Panelists: Howard Goldman, Principal, Howard Goldman, PLLC; Dick Netzer, Professor Emeritus of Economics, Planning & Public Administration, Wagner School, New York University; Andrew Zimbalist, Robert A. Woods Professor of Economics, Smith College Co-Author, Sports, Jobs and Taxes: The Economic Impact, of Sports Teams and Stadiums
Moderator: Julia Vitullo-Martin, Senior Fellow, Manhattan Institute
Developer Bruce Ratner, with the blessing of Mayor Bloomberg and Brooklyn Borough President Marty Markowitz, has proposed a $2.5 billion development project for downtown Brooklyn, including a 19,000-seat arena for the Nets with a mixed residential-office project across the street.

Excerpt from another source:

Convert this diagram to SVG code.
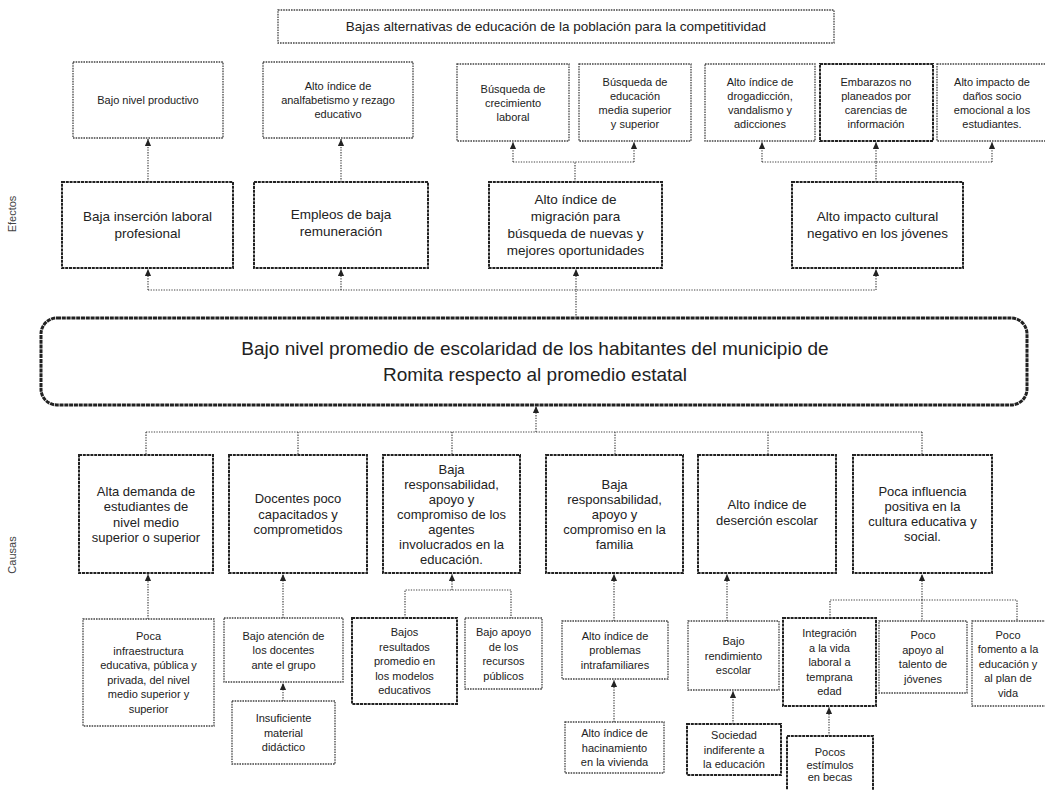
<svg xmlns="http://www.w3.org/2000/svg" width="1045" height="790" viewBox="0 0 1045 790">
<defs>
<style>
.t{font-family:"Liberation Sans",Arial,sans-serif;fill:#222;text-anchor:middle}
.f11{font-size:11px}
.f13{font-size:13px}
.f135{font-size:13.5px}
.f19{font-size:19px}
.thin{fill:#fff;stroke:#444;stroke-width:1.3;stroke-dasharray:1.6 1}
.bold{fill:#fff;stroke:#222;stroke-width:2;stroke-dasharray:3 0.8}
.mainbx{fill:#fff;stroke:#222;stroke-width:3;stroke-dasharray:4 0.8}
.c{fill:none;stroke:#444;stroke-width:1.2;stroke-dasharray:1.3 1.3}
.lbl{font-family:"Liberation Sans",Arial,sans-serif;font-size:11px;fill:#444;text-anchor:middle}
</style>
<marker id="ah" viewBox="0 0 8 8" refX="8" refY="4" markerWidth="7" markerHeight="7" markerUnits="userSpaceOnUse" orient="auto">
<path d="M0,0.5 L8,4 L0,7.5 z" fill="#222"/>
</marker>
</defs>
<rect width="1045" height="790" fill="#fff"/>

<text class="lbl" transform="translate(16,214) rotate(-90)">Efectos</text>
<text class="lbl" transform="translate(16,555) rotate(-90)">Causas</text>

<g id="title">
<rect class="thin" x="278" y="10" width="556" height="33"/>
<text class="t f135" x="556" y="31">Bajas alternativas de educación de la población para la competitividad</text>
</g>

<g id="e1"><rect class="thin" x="73" y="62" width="150" height="76"/>
<text class="t f11" x="148" y="104">Bajo nivel productivo</text></g>
<g id="e2"><rect class="thin" x="263" y="62" width="150" height="76"/>
<text class="t f11" x="338" y="90"><tspan x="338">Alto índice de</tspan><tspan x="338" dy="14">analfabetismo  y rezago</tspan><tspan x="338" dy="14">educativo</tspan></text></g>
<g id="e3"><rect class="thin" x="457" y="64" width="112" height="77"/>
<text class="t f11" x="513" y="92.5"><tspan x="513">Búsqueda de</tspan><tspan x="513" dy="14">crecimiento</tspan><tspan x="513" dy="14">laboral</tspan></text></g>
<g id="e4"><rect class="thin" x="579" y="64" width="112" height="77"/>
<text class="t f11" x="635" y="85.5"><tspan x="635">Búsqueda de</tspan><tspan x="635" dy="14">educación</tspan><tspan x="635" dy="14">media superior</tspan><tspan x="635" dy="14">y superior</tspan></text></g>
<g id="e5"><rect class="thin" x="705" y="64" width="110" height="77"/>
<text class="t f11" x="760" y="85.5"><tspan x="760">Alto índice de</tspan><tspan x="760" dy="14">drogadicción,</tspan><tspan x="760" dy="14">vandalismo  y</tspan><tspan x="760" dy="14">adicciones</tspan></text></g>
<g id="e6"><rect class="bold" x="820" y="64" width="113" height="77"/>
<text class="t f11" x="876" y="85.5"><tspan x="876">Embarazos no</tspan><tspan x="876" dy="14">planeados por</tspan><tspan x="876" dy="14">carencias de</tspan><tspan x="876" dy="14">información</tspan></text></g>
<g id="e7"><rect class="thin" x="937" y="64" width="112" height="77"/>
<text class="t f11" x="992" y="85.5"><tspan x="992">Alto impacto de</tspan><tspan x="992" dy="14">daños socio</tspan><tspan x="992" dy="14">emocional a los</tspan><tspan x="992" dy="14">estudiantes.</tspan></text></g>

<g id="ea"><rect class="bold" x="62" y="182" width="171" height="86"/>
<text class="t f135" x="147.5" y="221"><tspan x="147.5">Baja inserción laboral</tspan><tspan x="147.5" dy="17">profesional</tspan></text></g>
<g id="eb"><rect class="bold" x="254" y="182" width="174" height="86"/>
<text class="t f135" x="341" y="219"><tspan x="341">Empleos de baja</tspan><tspan x="341" dy="17">remuneración</tspan></text></g>
<g id="ec"><rect class="bold" x="489" y="182" width="173" height="86"/>
<text class="t f135" x="575.5" y="204"><tspan x="575.5">Alto índice de</tspan><tspan x="575.5" dy="17">migración para</tspan><tspan x="575.5" dy="17">búsqueda de nuevas y</tspan><tspan x="575.5" dy="17">mejores oportunidades</tspan></text></g>
<g id="ed"><rect class="bold" x="792" y="182" width="171" height="86"/>
<text class="t f135" x="877.5" y="221"><tspan x="877.5">Alto impacto cultural</tspan><tspan x="877.5" dy="17">negativo en los jóvenes</tspan></text></g>

<g id="main"><rect class="mainbx" x="41" y="318" width="986" height="87" rx="16"/>
<text class="t f19" x="535" y="355"><tspan x="535">Bajo nivel promedio de escolaridad de los habitantes del municipio de</tspan><tspan x="535" dy="26">Romita respecto al promedio estatal</tspan></text></g>

<g id="c1"><rect class="bold" x="79" y="455" width="134" height="118"/>
<text class="t f13" x="146" y="495.5"><tspan x="146">Alta demanda de</tspan><tspan x="146" dy="15.5">estudiantes de</tspan><tspan x="146" dy="15.5">nivel medio</tspan><tspan x="146" dy="15.5">superior o superior</tspan></text></g>
<g id="c2"><rect class="bold" x="229" y="455" width="138" height="118"/>
<text class="t f13" x="298" y="503"><tspan x="298">Docentes poco</tspan><tspan x="298" dy="15.5">capacitados y</tspan><tspan x="298" dy="15.5">comprometidos</tspan></text></g>
<g id="c3"><rect class="bold" x="383" y="455" width="137" height="118"/>
<text class="t f13" x="451.5" y="473.5"><tspan x="451.5">Baja</tspan><tspan x="451.5" dy="15">responsabilidad,</tspan><tspan x="451.5" dy="15">apoyo y</tspan><tspan x="451.5" dy="15">compromiso de los</tspan><tspan x="451.5" dy="15">agentes</tspan><tspan x="451.5" dy="15">involucrados en la</tspan><tspan x="451.5" dy="15">educación.</tspan></text></g>
<g id="c4"><rect class="bold" x="546" y="455" width="137" height="118"/>
<text class="t f13" x="614.5" y="488.5"><tspan x="614.5">Baja</tspan><tspan x="614.5" dy="15">responsabilidad,</tspan><tspan x="614.5" dy="15">apoyo y</tspan><tspan x="614.5" dy="15">compromiso en la</tspan><tspan x="614.5" dy="15">familia</tspan></text></g>
<g id="c5"><rect class="bold" x="698" y="455" width="138" height="118"/>
<text class="t f13" x="767" y="509"><tspan x="767">Alto índice de</tspan><tspan x="767" dy="15.5">deserción escolar</tspan></text></g>
<g id="c6"><rect class="bold" x="853" y="455" width="139" height="118"/>
<text class="t f13" x="922.5" y="496"><tspan x="922.5">Poca influencia</tspan><tspan x="922.5" dy="15">positiva en la</tspan><tspan x="922.5" dy="15">cultura educativa y</tspan><tspan x="922.5" dy="15">social.</tspan></text></g>

<g id="s1"><rect class="thin" x="83" y="619" width="131" height="107"/>
<text class="t f11" x="148.5" y="640"><tspan x="148.5">Poca</tspan><tspan x="148.5" dy="14.5">infraestructura</tspan><tspan x="148.5" dy="14.5">educativa, pública y</tspan><tspan x="148.5" dy="14.5">privada, del nivel</tspan><tspan x="148.5" dy="14.5">medio superior y</tspan><tspan x="148.5" dy="14.5">superior</tspan></text></g>
<g id="s2"><rect class="thin" x="224" y="618" width="119" height="64"/>
<text class="t f11" x="283.5" y="639.5"><tspan x="283.5">Bajo atención de</tspan><tspan x="283.5" dy="14.5">los docentes</tspan><tspan x="283.5" dy="14.5">ante el grupo</tspan></text></g>
<g id="s3"><rect class="thin" x="232" y="701" width="103" height="63"/>
<text class="t f11" x="283.5" y="722"><tspan x="283.5">Insuficiente</tspan><tspan x="283.5" dy="14.5">material</tspan><tspan x="283.5" dy="14.5">didáctico</tspan></text></g>
<g id="s4"><rect class="bold" x="352" y="618" width="105" height="86"/>
<text class="t f11" x="404.5" y="636"><tspan x="404.5">Bajos</tspan><tspan x="404.5" dy="14.5">resultados</tspan><tspan x="404.5" dy="14.5">promedio en</tspan><tspan x="404.5" dy="14.5">los modelos</tspan><tspan x="404.5" dy="14.5">educativos</tspan></text></g>
<g id="s5"><rect class="thin" x="465" y="618" width="77" height="71"/>
<text class="t f11" x="503.5" y="636"><tspan x="503.5">Bajo apoyo</tspan><tspan x="503.5" dy="14.5">de los</tspan><tspan x="503.5" dy="14.5">recursos</tspan><tspan x="503.5" dy="14.5">públicos</tspan></text></g>
<g id="s6"><rect class="thin" x="562" y="621" width="106" height="58"/>
<text class="t f11" x="615" y="639.5"><tspan x="615">Alto índice de</tspan><tspan x="615" dy="14.5">problemas</tspan><tspan x="615" dy="14.5">intrafamiliares</tspan></text></g>
<g id="s7"><rect class="thin" x="565" y="722" width="99" height="51"/>
<text class="t f11" x="614.5" y="737"><tspan x="614.5">Alto índice de</tspan><tspan x="614.5" dy="14.5">hacinamiento</tspan><tspan x="614.5" dy="14.5">en la vivienda</tspan></text></g>
<g id="s8"><rect class="thin" x="688" y="621" width="91" height="69"/>
<text class="t f11" x="733.5" y="645"><tspan x="733.5">Bajo</tspan><tspan x="733.5" dy="14.5">rendimiento</tspan><tspan x="733.5" dy="14.5">escolar</tspan></text></g>
<g id="s9"><rect class="bold" x="687" y="724" width="94" height="51"/>
<text class="t f11" x="734" y="739"><tspan x="734">Sociedad</tspan><tspan x="734" dy="14.5">indiferente a</tspan><tspan x="734" dy="14.5">la educación</tspan></text></g>
<g id="s10"><rect class="bold" x="783" y="618" width="93" height="88"/>
<text class="t f11" x="829.5" y="637"><tspan x="829.5">Integración</tspan><tspan x="829.5" dy="14.5">a la vida</tspan><tspan x="829.5" dy="14.5">laboral a</tspan><tspan x="829.5" dy="14.5">temprana</tspan><tspan x="829.5" dy="14.5">edad</tspan></text></g>
<g id="s11"><rect class="bold" x="787" y="736" width="86" height="64"/>
<text class="t f11" x="830" y="756"><tspan x="830">Pocos</tspan><tspan x="830" dy="12.5">estímulos</tspan><tspan x="830" dy="12.5">en becas</tspan></text></g>
<g id="s12"><rect class="thin" x="879" y="621" width="88" height="72"/>
<text class="t f11" x="923" y="639"><tspan x="923">Poco</tspan><tspan x="923" dy="14.5">apoyo al</tspan><tspan x="923" dy="14.5">talento de</tspan><tspan x="923" dy="14.5">jóvenes</tspan></text></g>
<g id="s13"><rect class="thin" x="972" y="621" width="96" height="85"/>
<text class="t f11" x="1008" y="638.5"><tspan x="1008">Poco</tspan><tspan x="1008" dy="14.5">fomento a la</tspan><tspan x="1008" dy="14.5">educación y</tspan><tspan x="1008" dy="14.5">al plan de</tspan><tspan x="1008" dy="14.5">vida</tspan></text></g>

<g id="connectors">
<path class="c" d="M148,182 V139" marker-end="url(#ah)"/>
<path class="c" d="M341,182 V139" marker-end="url(#ah)"/>
<path class="c" d="M575,182 V162 M513,162 H634"/>
<path class="c" d="M513,162 V142" marker-end="url(#ah)"/>
<path class="c" d="M634,162 V142" marker-end="url(#ah)"/>
<path class="c" d="M876,182 V162 M762,162 H992"/>
<path class="c" d="M762,162 V142" marker-end="url(#ah)"/>
<path class="c" d="M876,162 V142" marker-end="url(#ah)"/>
<path class="c" d="M992,162 V142" marker-end="url(#ah)"/>
<path class="c" d="M576,318 V290 M148,290 H876"/>
<path class="c" d="M148,290 V269" marker-end="url(#ah)"/>
<path class="c" d="M341,290 V269" marker-end="url(#ah)"/>
<path class="c" d="M576,290 V269" marker-end="url(#ah)"/>
<path class="c" d="M876,290 V269" marker-end="url(#ah)"/>
<path class="c" d="M536,432 V406" marker-end="url(#ah)"/>
<path class="c" d="M146,432 H922 M146,432 V455 M298,432 V455 M452,432 V455 M615,432 V455 M768,432 V455 M922,432 V455"/>
<path class="c" d="M148,619 V574" marker-end="url(#ah)"/>
<path class="c" d="M283,618 V574" marker-end="url(#ah)"/>
<path class="c" d="M283,701 V683" marker-end="url(#ah)"/>
<path class="c" d="M452,590 V574" marker-end="url(#ah)"/>
<path class="c" d="M405,618 V590 H511 V618"/>
<path class="c" d="M614,621 V574" marker-end="url(#ah)"/>
<path class="c" d="M614,722 V680" marker-end="url(#ah)"/>
<path class="c" d="M727,621 V574" marker-end="url(#ah)"/>
<path class="c" d="M733,724 V691" marker-end="url(#ah)"/>
<path class="c" d="M922,600 V574" marker-end="url(#ah)"/>
<path class="c" d="M830,618 V600 H1017 V621 M922,600 V621"/>
<path class="c" d="M829,736 V707" marker-end="url(#ah)"/>
</g>
</svg>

If approved, the arena will be designed by the prominent architect Frank Gehry.
Even without this project, however, Brooklyn is in the midst of a market-driven renaissance that has brought a mix of new housing and light manufacturing back into once blighted neighborhoods. To succeed, the Ratner development has requested government condemnations of private property, public financing, and tax abatements. An alternative approach would be for the city to continue its rezoning of Brooklyn, eliminating the current restrictive manufacturing zoning and permitting market forces to work. What combination of housing, retail, light industry—even a sports arena—might emerge?